───── Data segment

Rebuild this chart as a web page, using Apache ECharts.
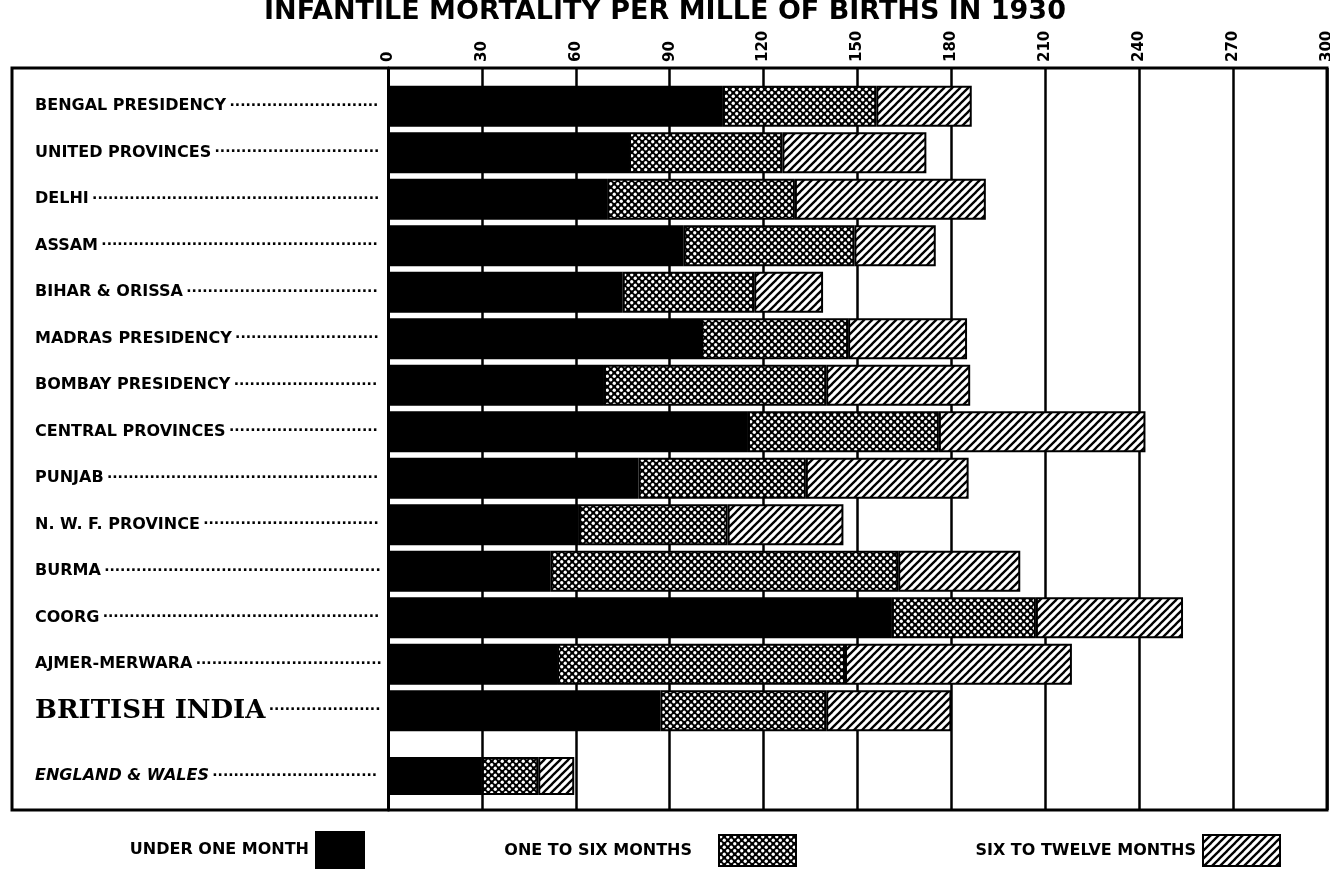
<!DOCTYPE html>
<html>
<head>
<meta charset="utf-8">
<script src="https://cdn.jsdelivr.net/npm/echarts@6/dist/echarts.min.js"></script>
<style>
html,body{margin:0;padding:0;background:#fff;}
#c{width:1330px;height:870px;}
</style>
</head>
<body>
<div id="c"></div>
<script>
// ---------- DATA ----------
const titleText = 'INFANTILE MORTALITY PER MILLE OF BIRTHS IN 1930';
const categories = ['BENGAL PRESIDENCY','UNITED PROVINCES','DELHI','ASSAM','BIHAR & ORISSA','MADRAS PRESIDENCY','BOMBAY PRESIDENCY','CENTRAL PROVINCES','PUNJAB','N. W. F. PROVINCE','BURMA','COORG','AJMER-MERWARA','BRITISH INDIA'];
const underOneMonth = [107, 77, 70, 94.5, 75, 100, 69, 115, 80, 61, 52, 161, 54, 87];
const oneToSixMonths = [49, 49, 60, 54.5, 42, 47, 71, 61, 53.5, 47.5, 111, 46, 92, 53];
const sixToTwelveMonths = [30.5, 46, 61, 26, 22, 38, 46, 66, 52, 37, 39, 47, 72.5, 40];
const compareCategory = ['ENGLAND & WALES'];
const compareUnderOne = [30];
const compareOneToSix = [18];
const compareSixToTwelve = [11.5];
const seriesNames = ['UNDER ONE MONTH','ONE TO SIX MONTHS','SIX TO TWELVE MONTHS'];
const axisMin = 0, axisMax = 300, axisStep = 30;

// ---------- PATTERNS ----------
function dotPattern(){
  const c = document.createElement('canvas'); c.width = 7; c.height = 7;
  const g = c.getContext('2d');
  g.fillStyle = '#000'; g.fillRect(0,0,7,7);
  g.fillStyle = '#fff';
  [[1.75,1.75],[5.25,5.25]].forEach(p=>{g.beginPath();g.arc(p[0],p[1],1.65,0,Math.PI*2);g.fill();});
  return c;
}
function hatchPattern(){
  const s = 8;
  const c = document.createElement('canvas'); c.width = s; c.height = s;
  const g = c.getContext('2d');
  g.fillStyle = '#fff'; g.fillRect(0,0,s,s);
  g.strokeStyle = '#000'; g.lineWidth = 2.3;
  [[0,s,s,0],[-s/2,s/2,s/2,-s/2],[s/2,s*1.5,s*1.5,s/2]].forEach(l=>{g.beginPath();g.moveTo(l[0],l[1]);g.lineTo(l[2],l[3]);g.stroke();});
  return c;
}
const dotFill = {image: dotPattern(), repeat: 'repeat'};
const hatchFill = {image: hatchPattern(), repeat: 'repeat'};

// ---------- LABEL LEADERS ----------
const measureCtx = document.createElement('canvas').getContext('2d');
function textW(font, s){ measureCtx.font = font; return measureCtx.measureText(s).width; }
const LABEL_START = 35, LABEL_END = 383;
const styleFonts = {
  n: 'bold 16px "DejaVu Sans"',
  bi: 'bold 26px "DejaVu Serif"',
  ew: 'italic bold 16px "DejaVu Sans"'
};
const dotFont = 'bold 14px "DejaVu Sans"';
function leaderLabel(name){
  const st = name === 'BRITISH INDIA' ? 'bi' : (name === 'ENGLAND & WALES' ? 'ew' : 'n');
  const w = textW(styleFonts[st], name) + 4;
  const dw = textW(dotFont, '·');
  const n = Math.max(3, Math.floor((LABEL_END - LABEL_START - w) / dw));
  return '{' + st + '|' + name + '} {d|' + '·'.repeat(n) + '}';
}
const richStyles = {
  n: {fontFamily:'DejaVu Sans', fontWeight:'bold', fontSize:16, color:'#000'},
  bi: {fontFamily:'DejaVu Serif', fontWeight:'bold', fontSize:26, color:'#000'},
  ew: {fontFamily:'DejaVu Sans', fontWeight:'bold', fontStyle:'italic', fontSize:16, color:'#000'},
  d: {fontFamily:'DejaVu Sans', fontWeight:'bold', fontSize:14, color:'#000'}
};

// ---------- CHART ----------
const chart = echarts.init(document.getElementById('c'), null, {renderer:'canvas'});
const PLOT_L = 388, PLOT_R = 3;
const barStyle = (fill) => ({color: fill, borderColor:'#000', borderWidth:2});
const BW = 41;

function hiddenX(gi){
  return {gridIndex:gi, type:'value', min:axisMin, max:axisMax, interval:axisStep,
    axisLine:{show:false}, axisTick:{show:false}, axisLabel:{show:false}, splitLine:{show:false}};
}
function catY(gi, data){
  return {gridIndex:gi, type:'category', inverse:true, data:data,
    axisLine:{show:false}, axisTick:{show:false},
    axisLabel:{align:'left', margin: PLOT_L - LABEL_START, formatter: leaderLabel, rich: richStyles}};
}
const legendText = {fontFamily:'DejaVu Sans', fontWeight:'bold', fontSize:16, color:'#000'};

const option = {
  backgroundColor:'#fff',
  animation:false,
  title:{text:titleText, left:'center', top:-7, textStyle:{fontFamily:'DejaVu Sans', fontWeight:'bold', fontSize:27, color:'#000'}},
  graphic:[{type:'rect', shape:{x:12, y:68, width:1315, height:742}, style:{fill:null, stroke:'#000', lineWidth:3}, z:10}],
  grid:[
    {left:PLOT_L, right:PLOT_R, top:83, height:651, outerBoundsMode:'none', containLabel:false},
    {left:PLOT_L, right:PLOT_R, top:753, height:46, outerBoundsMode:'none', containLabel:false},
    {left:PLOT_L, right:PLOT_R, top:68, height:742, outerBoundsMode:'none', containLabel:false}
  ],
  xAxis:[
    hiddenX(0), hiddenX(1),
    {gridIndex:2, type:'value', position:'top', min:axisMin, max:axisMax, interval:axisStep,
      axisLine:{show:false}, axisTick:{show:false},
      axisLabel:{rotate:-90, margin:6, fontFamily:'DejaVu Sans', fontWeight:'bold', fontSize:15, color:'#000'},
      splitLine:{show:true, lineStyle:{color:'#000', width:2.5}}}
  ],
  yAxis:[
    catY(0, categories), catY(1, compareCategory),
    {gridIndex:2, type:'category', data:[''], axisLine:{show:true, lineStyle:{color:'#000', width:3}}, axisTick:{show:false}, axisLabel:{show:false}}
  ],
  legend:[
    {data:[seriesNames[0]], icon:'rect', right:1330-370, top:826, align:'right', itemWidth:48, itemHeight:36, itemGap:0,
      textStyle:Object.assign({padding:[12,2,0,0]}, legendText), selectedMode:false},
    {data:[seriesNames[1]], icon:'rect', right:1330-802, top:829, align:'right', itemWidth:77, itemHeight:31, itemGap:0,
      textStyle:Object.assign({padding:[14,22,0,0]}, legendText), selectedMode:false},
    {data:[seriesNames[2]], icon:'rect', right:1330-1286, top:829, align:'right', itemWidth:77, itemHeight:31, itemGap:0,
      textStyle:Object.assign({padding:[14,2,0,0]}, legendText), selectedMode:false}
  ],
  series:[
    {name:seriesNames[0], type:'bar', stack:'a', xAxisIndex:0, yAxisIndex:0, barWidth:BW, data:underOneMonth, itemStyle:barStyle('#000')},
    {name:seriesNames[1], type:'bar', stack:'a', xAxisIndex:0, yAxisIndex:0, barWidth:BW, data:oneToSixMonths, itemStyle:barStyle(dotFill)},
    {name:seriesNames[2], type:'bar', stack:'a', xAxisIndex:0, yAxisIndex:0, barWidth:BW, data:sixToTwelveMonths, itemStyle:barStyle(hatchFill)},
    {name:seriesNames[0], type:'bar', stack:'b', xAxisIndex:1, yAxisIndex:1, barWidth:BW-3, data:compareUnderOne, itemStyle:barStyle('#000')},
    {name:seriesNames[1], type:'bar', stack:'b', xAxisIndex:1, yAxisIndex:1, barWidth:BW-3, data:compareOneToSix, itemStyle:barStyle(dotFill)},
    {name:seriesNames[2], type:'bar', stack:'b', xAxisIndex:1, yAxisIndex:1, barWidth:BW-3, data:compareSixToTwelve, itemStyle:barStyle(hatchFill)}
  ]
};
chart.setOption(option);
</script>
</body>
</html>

──────────

Exercise goal. Print the data above verbatim from the first line through the line holding "const axisMin = 0, axisMax", leaving every picture out.

Response.
Rebuild this chart as a web page, using Apache ECharts.
<!DOCTYPE html>
<html>
<head>
<meta charset="utf-8">
<script src="https://cdn.jsdelivr.net/npm/echarts@6/dist/echarts.min.js"></script>
<style>
html,body{margin:0;padding:0;background:#fff;}
#c{width:1330px;height:870px;}
</style>
</head>
<body>
<div id="c"></div>
<script>
// ---------- DATA ----------
const titleText = 'INFANTILE MORTALITY PER MILLE OF BIRTHS IN 1930';
const categories = ['BENGAL PRESIDENCY','UNITED PROVINCES','DELHI','ASSAM','BIHAR & ORISSA','MADRAS PRESIDENCY','BOMBAY PRESIDENCY','CENTRAL PROVINCES','PUNJAB','N. W. F. PROVINCE','BURMA','COORG','AJMER-MERWARA','BRITISH INDIA'];
const underOneMonth = [107, 77, 70, 94.5, 75, 100, 69, 115, 80, 61, 52, 161, 54, 87];
const oneToSixMonths = [49, 49, 60, 54.5, 42, 47, 71, 61, 53.5, 47.5, 111, 46, 92, 53];
const sixToTwelveMonths = [30.5, 46, 61, 26, 22, 38, 46, 66, 52, 37, 39, 47, 72.5, 40];
const compareCategory = ['ENGLAND & WALES'];
const compareUnderOne = [30];
const compareOneToSix = [18];
const compareSixToTwelve = [11.5];
const seriesNames = ['UNDER ONE MONTH','ONE TO SIX MONTHS','SIX TO TWELVE MONTHS'];
const axisMin = 0, axisMax = 300, axisStep = 30;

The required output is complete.